In what sense is this a character issue? Obama belongs to a church whose reverend has some hotheaded views. Okay, and this speaks of Obama's character how...?
KateTex: "Fairly or not, Ferraro got a major grilling in the press over her remarks and Clinton got splattered with the fallout. And now we're going to watch Obama skate on the issue of his spiritual mentor?"
Ferraro got grilled because:
-- Her statement was a direct attack on Obama
-- She was a prominent member of Clinton's campaign
Reverend Wright is not:
-- attacking Clinton
-- involved in Obama's campaign
I also question the term "spiritual mentor." Is that true? I mean, has Obama referred to him as such?

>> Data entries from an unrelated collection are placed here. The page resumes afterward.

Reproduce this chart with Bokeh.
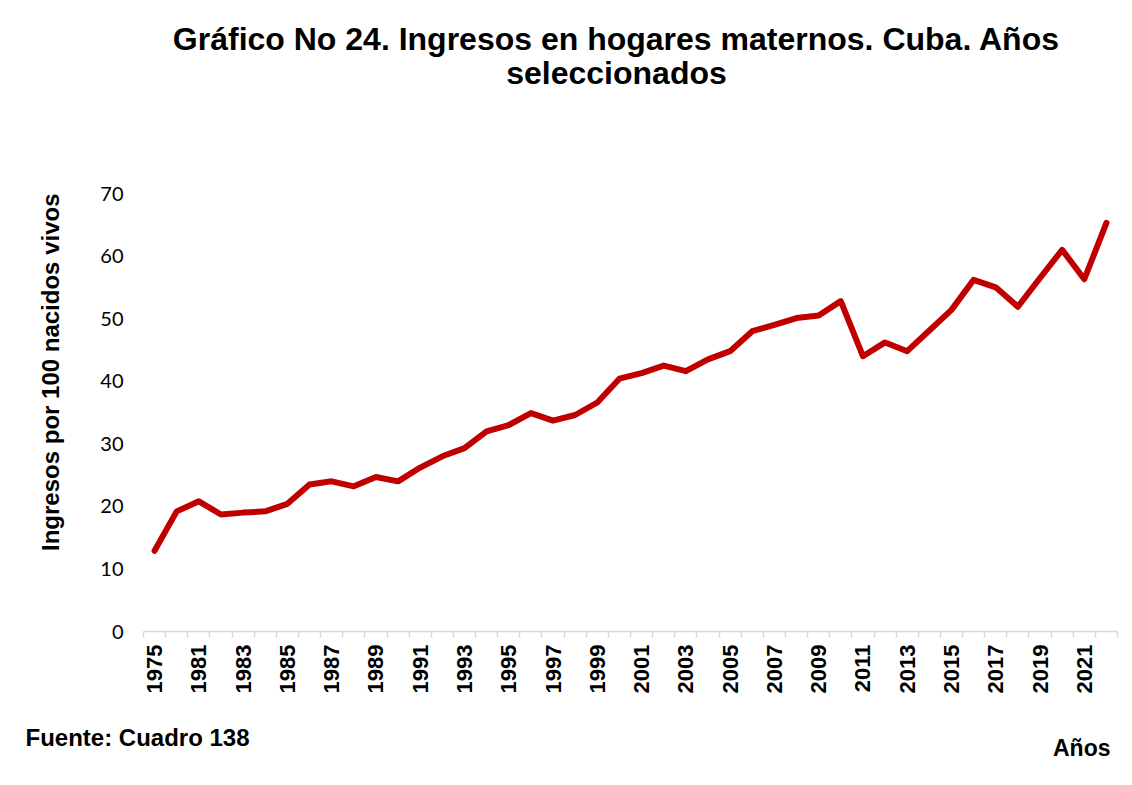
import math
from bokeh.plotting import figure
from bokeh.models import Range1d, FixedTicker, Label, ColumnDataSource, Title
from bokeh.layouts import column
from bokeh.embed import file_html
from bokeh.resources import INLINE

# ---- data ----
years = ["1975", "1980", "1981", "1982", "1983", "1984", "1985", "1986", "1987", "1988",
         "1989", "1990", "1991", "1992", "1993", "1994", "1995", "1996", "1997", "1998",
         "1999", "2000", "2001", "2002", "2003", "2004", "2005", "2006", "2007", "2008",
         "2009", "2010", "2011", "2012", "2013", "2014", "2015", "2016", "2017", "2018",
         "2019", "2020", "2021", "2022"]
ingresos = [12.9, 19.2, 20.8, 18.7, 19.0, 19.2, 20.4, 23.5, 24.0, 23.2,
            24.7, 24.0, 26.2, 28.0, 29.3, 32.0, 33.0, 34.9, 33.7, 34.6,
            36.6, 40.4, 41.3, 42.5, 41.6, 43.5, 44.8, 48.0, 49.0, 50.1,
            50.5, 52.8, 44.0, 46.2, 44.8, 48.1, 51.4, 56.2, 55.0, 51.9,
            56.5, 61.0, 56.3, 65.3]
y_ticks = [0, 10, 20, 30, 40, 50, 60, 70]

title_lines = ["Gráfico No 24. Ingresos en hogares maternos. Cuba. Años", "seleccionados"]
y_label = "Ingresos por 100 nacidos vivos"
x_label = "Años"
source_note = "Fuente: Cuadro 138"

FONT = "Liberation Sans"
W = 1124
HEAD_H, MAIN_H, FOOT_H = 110, 590, 77


def blank(h):
    f = figure(width=W, height=h, output_backend="svg", toolbar_location=None,
               x_range=Range1d(0, W), y_range=Range1d(0, h),
               x_axis_type=None, y_axis_type=None,
               min_border=0, min_border_left=0, min_border_right=0,
               min_border_top=0, min_border_bottom=0, frame_align=False)
    f.outline_line_color = None
    f.grid.visible = False
    f.background_fill_color = "white"
    f.border_fill_color = "white"
    return f


def lab(f, text, x, y, size, align="left"):
    f.add_layout(Label(x=x, y=y, text=text, text_font=FONT,
                       text_font_style="bold", text_font_size=size,
                       text_color="black", text_align=align, text_baseline="middle"))


# ---- heading ----
head = blank(HEAD_H)
lab(head, title_lines[0], 616, HEAD_H - 38, "32px", "center")
lab(head, title_lines[1], 616, HEAD_H - 72, "32px", "center")

# ---- main chart ----
idx = list(range(len(years)))
src = ColumnDataSource(dict(x=idx, y=ingresos, year=years))

p = figure(width=W, height=MAIN_H, output_backend="svg", toolbar_location=None,
           x_range=Range1d(-0.5, len(years) - 0.5), y_range=Range1d(0, 70),
           min_border_left=142, min_border_right=W - 1117,
           min_border_top=193 - HEAD_H, min_border_bottom=HEAD_H + MAIN_H - 631,
           frame_align=False)
p.outline_line_color = None
p.background_fill_color = "white"
p.border_fill_color = "white"
p.grid.visible = False

p.line("x", "y", source=src, line_color="#c00000", line_width=6,
       line_join="round", line_cap="round")

xa = p.xaxis[0]
xa.ticker = FixedTicker(ticks=idx[::2], minor_ticks=[i - 0.5 for i in range(len(years) + 1)])
xa.major_label_overrides = {i: years[i] for i in idx[::2]}
xa.major_label_orientation = math.pi / 2
xa.major_label_text_font = FONT
xa.major_label_text_font_style = "bold"
xa.major_label_text_font_size = "22px"
xa.major_label_text_color = "black"
xa.major_label_standoff = 7
xa.major_tick_out = 0
xa.major_tick_in = 0
xa.minor_tick_out = 6
xa.minor_tick_in = 0
xa.minor_tick_line_color = "#d9d9d9"
xa.minor_tick_line_width = 1.5
xa.axis_line_color = "#d9d9d9"
xa.axis_line_width = 1.5

ya = p.yaxis[0]
ya.ticker = FixedTicker(ticks=y_ticks)
ya.axis_line_color = None
ya.major_tick_line_color = None
ya.minor_tick_line_color = None
ya.major_label_text_font = "Lato"
ya.major_label_text_font_size = "20px"
ya.major_label_text_color = "black"
ya.major_label_standoff = 14

p.add_layout(Title(text=y_label, align="right", standoff=68,
                   text_font=FONT, text_font_style="bold", text_font_size="24px",
                   text_color="black"), "left")

# ---- footer ----
foot = blank(FOOT_H)
lab(foot, source_note, 25, FOOT_H - 37, "24px", "left")
lab(foot, x_label, 1110, FOOT_H - 47, "23px", "right")

layout = column(head, p, foot, spacing=0)
open("out.html", "w").write(file_html(layout, INLINE))
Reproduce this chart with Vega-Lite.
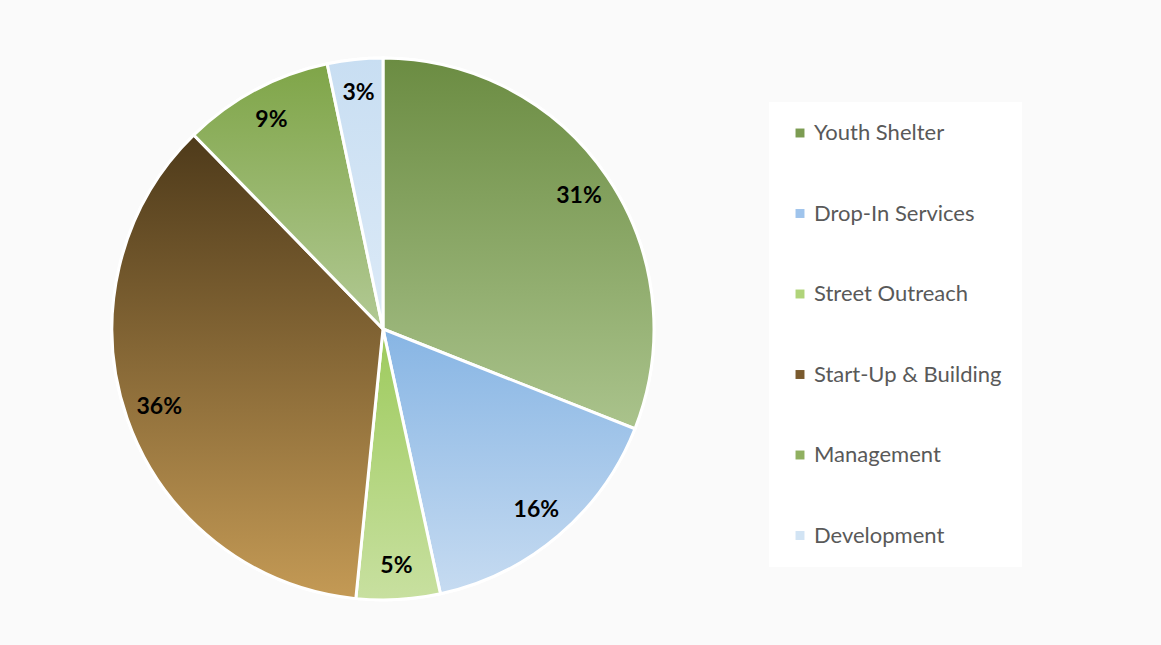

Another question: What has Wright said that Obama should renounce, reject, denoune, or whatever? The clip I saw from the past week (on The Daily Show or whatever) had Wright saying "God damn America" for its treatment of lower classes, slavery, or something like that. Those are harsh words, but they're outside of the political campaign.
This isn't like Pat Robertson calling for the CIA to assassinate Hugo Chavez while prominent Christians and religious-right Republicans stay ominously silent.
Even if somebody eventually does question Obama on this association, I don't think he has to answer for it in the same way as he would if somebody in his campaign said something questionable.
But hey, use what ya got. It doesn't make Ferraro's statements any better.